» Work to do
Below are records; work out how many of their lines contain "this" and give only that number.

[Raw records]
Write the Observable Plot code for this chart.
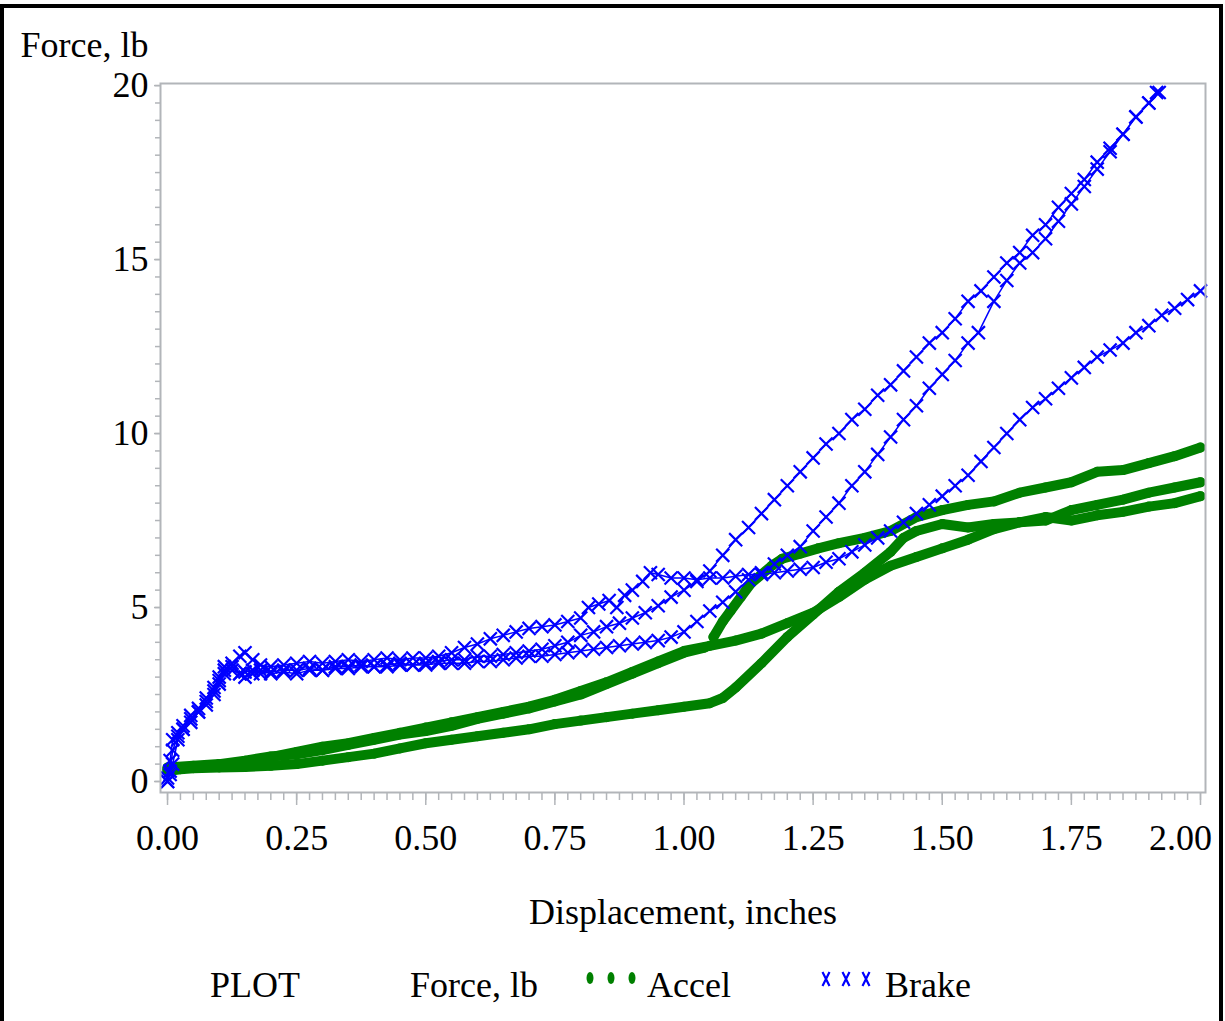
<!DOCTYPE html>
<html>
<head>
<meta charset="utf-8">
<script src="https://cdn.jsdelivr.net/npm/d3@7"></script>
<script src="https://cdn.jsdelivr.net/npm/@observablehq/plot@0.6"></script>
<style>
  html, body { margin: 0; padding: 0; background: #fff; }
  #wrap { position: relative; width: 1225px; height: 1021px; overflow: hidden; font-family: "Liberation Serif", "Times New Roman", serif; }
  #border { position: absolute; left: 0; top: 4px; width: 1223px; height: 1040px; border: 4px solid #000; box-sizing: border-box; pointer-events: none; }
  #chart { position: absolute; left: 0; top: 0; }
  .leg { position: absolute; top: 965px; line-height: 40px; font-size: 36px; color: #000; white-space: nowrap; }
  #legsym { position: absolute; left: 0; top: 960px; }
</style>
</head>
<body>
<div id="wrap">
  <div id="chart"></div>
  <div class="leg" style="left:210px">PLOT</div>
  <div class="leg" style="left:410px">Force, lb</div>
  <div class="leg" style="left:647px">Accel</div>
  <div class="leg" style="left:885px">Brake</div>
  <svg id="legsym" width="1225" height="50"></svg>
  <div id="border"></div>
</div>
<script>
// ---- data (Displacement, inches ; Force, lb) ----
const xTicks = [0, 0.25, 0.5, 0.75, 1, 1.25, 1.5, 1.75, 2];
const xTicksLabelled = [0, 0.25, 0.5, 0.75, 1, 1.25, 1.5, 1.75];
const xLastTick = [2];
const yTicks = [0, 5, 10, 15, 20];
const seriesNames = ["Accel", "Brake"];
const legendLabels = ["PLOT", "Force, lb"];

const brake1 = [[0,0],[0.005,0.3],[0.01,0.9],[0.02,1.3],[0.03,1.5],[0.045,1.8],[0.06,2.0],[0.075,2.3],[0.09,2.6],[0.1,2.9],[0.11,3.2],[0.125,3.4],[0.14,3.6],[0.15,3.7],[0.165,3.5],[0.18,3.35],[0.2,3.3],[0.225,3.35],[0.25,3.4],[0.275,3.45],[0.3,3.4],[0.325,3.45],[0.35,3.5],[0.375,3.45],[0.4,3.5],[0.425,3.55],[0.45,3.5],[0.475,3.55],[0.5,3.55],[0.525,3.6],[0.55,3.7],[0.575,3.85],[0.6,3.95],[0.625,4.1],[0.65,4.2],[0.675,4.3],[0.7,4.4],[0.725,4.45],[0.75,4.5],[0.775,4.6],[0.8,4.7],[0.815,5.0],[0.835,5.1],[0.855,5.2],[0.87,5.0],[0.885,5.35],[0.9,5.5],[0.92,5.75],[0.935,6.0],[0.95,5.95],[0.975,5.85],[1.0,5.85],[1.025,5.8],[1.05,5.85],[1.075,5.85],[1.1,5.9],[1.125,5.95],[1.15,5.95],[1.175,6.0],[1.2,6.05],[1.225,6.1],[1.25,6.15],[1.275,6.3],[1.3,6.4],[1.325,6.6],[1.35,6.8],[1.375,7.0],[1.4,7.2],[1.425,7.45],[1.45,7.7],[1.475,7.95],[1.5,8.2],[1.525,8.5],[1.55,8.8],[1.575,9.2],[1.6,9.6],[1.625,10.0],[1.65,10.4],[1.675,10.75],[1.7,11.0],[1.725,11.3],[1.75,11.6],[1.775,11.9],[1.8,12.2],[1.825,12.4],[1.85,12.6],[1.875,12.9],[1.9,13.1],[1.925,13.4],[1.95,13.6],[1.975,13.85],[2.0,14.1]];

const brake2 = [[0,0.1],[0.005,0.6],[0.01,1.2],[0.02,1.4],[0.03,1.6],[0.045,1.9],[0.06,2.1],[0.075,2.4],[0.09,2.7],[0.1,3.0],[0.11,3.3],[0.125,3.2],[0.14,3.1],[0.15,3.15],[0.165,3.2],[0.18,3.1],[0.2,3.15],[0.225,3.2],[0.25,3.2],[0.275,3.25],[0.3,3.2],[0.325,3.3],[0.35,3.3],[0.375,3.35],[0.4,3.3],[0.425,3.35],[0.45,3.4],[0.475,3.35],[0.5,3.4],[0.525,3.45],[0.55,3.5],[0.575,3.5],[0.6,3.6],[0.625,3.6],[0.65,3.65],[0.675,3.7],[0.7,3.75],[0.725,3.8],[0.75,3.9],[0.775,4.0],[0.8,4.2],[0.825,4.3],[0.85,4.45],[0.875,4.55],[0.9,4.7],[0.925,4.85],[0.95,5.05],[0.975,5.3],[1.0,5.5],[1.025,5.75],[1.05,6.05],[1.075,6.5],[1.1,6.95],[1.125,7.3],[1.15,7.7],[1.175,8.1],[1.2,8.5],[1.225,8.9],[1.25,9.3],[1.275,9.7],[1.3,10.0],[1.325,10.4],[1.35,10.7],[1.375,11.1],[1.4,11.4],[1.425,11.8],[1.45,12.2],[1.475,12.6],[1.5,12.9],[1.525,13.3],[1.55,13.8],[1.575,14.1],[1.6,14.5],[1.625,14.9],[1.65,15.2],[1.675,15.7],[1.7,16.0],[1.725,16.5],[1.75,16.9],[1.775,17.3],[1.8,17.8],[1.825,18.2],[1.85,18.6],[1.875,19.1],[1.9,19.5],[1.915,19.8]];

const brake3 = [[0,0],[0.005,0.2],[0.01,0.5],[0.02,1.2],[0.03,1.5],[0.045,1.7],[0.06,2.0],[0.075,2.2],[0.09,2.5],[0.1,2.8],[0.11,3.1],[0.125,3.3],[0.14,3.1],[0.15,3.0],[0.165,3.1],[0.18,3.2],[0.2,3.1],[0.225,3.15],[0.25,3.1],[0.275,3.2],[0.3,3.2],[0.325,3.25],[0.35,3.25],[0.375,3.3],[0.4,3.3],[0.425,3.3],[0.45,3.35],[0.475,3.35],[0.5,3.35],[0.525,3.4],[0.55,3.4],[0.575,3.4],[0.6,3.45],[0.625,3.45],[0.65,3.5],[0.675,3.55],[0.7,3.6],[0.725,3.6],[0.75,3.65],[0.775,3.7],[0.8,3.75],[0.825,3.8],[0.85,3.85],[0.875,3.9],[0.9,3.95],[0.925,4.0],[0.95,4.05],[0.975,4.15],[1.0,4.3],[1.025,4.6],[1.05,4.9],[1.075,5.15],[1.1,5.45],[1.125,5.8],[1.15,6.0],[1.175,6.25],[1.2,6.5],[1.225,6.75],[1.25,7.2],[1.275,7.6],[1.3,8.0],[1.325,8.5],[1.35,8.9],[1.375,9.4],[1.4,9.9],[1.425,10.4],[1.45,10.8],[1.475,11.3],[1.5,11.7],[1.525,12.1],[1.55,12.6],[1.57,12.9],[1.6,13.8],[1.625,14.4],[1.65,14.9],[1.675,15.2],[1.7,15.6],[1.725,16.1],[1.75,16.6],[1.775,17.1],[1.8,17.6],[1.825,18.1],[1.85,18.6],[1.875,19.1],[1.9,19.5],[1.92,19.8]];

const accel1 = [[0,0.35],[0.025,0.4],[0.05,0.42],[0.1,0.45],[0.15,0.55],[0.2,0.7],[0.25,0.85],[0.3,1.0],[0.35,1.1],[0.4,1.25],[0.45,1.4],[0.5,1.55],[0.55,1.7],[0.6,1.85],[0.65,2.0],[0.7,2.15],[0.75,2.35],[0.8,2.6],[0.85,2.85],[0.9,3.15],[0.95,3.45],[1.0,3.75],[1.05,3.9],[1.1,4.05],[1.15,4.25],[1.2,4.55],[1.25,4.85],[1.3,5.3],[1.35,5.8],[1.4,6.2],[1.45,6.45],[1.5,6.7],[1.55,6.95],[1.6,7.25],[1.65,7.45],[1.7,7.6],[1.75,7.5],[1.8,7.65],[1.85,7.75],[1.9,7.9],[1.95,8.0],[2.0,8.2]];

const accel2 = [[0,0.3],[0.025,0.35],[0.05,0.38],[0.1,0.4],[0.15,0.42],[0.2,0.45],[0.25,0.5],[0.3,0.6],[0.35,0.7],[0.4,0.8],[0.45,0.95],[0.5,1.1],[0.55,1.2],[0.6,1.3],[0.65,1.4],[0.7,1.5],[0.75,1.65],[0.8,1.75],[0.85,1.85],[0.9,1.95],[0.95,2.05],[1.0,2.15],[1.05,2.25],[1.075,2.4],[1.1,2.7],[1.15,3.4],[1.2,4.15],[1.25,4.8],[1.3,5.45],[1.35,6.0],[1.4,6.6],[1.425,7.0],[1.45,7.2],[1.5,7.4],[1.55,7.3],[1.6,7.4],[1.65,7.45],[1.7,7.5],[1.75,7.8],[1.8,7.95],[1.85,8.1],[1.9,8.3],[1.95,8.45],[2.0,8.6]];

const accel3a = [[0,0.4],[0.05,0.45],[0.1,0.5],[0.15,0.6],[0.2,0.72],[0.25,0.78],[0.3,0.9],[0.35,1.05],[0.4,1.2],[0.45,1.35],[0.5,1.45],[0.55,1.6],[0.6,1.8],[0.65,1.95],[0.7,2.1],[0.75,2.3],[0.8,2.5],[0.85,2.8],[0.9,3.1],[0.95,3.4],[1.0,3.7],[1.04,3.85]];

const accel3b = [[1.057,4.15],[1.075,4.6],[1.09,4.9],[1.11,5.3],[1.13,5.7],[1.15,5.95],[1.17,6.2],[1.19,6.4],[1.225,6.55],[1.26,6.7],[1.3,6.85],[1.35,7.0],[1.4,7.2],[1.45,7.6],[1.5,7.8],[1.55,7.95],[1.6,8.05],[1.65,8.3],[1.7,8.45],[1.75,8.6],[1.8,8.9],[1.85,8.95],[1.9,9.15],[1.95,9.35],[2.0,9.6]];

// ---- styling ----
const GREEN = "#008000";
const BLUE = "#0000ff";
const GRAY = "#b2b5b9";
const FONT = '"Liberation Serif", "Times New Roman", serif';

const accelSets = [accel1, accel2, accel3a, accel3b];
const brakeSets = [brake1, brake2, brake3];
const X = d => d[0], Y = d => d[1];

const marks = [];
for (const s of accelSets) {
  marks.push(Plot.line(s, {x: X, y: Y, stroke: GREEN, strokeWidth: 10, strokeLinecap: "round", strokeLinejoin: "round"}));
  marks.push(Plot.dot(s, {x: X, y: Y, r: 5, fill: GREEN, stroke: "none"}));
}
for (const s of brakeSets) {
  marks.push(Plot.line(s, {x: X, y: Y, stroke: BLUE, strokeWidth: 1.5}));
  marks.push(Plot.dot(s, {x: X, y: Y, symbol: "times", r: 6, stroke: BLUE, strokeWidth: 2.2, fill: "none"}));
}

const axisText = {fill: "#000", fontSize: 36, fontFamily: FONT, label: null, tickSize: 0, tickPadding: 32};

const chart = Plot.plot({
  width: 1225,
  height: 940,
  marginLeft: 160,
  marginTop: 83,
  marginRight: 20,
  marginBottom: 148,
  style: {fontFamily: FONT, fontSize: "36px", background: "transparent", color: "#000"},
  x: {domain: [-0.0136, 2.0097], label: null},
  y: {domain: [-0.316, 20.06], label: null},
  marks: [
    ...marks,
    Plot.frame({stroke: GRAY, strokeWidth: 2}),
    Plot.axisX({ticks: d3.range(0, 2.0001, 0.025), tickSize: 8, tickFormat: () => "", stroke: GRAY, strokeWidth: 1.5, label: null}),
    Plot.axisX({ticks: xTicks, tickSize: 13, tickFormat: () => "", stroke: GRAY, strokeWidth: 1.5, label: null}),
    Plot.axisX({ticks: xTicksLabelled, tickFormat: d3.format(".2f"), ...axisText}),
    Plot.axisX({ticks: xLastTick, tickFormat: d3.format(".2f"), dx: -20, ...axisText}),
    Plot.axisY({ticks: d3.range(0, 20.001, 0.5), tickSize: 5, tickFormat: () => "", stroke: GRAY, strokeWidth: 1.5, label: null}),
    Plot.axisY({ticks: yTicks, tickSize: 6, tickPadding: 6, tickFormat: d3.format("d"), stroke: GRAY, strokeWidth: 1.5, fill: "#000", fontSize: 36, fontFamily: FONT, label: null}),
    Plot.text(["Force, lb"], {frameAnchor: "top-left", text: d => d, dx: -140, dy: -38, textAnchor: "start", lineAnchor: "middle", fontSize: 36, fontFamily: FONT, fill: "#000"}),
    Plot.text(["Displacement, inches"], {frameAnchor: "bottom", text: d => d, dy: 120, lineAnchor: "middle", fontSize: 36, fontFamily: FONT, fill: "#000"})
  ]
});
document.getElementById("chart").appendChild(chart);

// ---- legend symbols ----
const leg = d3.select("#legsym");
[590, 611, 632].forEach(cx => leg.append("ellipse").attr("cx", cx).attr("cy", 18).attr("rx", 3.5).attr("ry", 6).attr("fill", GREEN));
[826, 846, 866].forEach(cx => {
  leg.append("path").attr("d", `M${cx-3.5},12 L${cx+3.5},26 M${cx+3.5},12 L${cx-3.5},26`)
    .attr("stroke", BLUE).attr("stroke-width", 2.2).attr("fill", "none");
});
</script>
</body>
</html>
==
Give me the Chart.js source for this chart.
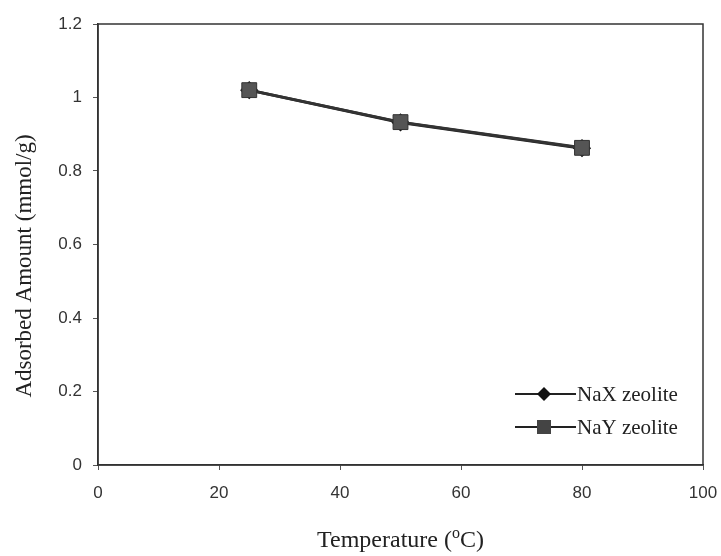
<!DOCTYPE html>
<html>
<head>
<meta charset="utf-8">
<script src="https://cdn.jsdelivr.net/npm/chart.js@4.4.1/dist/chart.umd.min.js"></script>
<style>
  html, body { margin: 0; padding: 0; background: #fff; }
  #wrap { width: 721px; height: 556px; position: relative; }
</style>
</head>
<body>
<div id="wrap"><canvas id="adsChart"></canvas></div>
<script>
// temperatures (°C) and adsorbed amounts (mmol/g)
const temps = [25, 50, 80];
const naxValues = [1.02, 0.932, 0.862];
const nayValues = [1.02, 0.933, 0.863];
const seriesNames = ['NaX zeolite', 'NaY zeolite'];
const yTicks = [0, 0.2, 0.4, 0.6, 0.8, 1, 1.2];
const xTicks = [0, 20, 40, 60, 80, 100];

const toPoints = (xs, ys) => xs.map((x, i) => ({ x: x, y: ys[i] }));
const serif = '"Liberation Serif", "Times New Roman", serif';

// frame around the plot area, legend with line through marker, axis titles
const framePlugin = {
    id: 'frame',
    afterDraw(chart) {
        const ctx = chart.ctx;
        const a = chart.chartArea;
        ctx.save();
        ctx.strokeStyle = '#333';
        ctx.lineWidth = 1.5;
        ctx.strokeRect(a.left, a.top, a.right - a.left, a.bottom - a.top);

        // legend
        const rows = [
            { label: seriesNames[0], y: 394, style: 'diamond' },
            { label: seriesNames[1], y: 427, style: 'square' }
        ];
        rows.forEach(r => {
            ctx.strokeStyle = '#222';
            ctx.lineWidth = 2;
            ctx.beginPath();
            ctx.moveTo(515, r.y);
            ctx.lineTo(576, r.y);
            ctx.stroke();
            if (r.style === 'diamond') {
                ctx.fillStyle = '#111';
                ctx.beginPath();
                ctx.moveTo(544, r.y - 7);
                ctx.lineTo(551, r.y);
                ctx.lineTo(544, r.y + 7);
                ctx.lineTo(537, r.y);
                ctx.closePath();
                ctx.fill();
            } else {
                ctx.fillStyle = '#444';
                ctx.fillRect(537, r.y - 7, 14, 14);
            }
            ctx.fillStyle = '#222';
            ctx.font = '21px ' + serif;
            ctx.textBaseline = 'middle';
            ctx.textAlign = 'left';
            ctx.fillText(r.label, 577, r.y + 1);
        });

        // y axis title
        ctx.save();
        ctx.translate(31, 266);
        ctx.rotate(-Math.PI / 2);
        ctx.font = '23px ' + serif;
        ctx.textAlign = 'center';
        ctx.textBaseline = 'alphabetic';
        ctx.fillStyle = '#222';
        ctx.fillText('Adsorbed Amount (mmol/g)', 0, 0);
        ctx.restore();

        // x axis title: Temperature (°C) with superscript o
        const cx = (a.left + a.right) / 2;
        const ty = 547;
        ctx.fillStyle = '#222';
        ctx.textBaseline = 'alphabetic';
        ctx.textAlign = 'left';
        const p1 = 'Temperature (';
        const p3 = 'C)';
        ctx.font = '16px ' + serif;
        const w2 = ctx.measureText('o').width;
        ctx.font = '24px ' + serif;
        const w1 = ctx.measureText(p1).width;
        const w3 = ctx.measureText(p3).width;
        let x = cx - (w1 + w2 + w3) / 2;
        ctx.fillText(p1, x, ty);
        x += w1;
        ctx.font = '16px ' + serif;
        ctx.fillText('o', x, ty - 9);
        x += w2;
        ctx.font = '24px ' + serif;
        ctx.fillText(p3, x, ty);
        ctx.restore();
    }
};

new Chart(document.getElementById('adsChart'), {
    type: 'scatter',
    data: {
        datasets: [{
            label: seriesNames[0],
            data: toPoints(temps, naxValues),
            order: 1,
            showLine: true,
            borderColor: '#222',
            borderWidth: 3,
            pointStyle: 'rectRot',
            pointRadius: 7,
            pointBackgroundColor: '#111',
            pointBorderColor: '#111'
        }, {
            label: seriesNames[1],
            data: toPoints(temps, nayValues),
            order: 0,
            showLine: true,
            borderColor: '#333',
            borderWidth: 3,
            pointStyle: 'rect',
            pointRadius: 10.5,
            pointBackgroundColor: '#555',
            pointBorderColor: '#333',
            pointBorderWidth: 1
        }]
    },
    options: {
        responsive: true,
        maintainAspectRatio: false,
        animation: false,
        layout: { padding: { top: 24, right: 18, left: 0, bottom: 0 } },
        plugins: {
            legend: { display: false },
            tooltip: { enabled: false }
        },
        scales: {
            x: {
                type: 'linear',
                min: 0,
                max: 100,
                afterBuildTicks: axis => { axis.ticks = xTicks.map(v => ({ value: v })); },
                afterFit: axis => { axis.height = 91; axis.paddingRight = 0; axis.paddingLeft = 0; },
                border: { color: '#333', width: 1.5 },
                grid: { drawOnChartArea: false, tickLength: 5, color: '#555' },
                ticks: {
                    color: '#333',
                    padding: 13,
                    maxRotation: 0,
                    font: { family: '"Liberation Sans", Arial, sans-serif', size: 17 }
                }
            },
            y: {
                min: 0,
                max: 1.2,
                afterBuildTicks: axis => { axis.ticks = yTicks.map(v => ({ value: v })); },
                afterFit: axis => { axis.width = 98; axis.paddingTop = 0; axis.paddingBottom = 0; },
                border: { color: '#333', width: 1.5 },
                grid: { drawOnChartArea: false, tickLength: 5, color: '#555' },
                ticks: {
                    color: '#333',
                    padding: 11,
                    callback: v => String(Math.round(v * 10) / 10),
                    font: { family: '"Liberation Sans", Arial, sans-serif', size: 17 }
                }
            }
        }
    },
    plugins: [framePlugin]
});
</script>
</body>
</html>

» The solution
2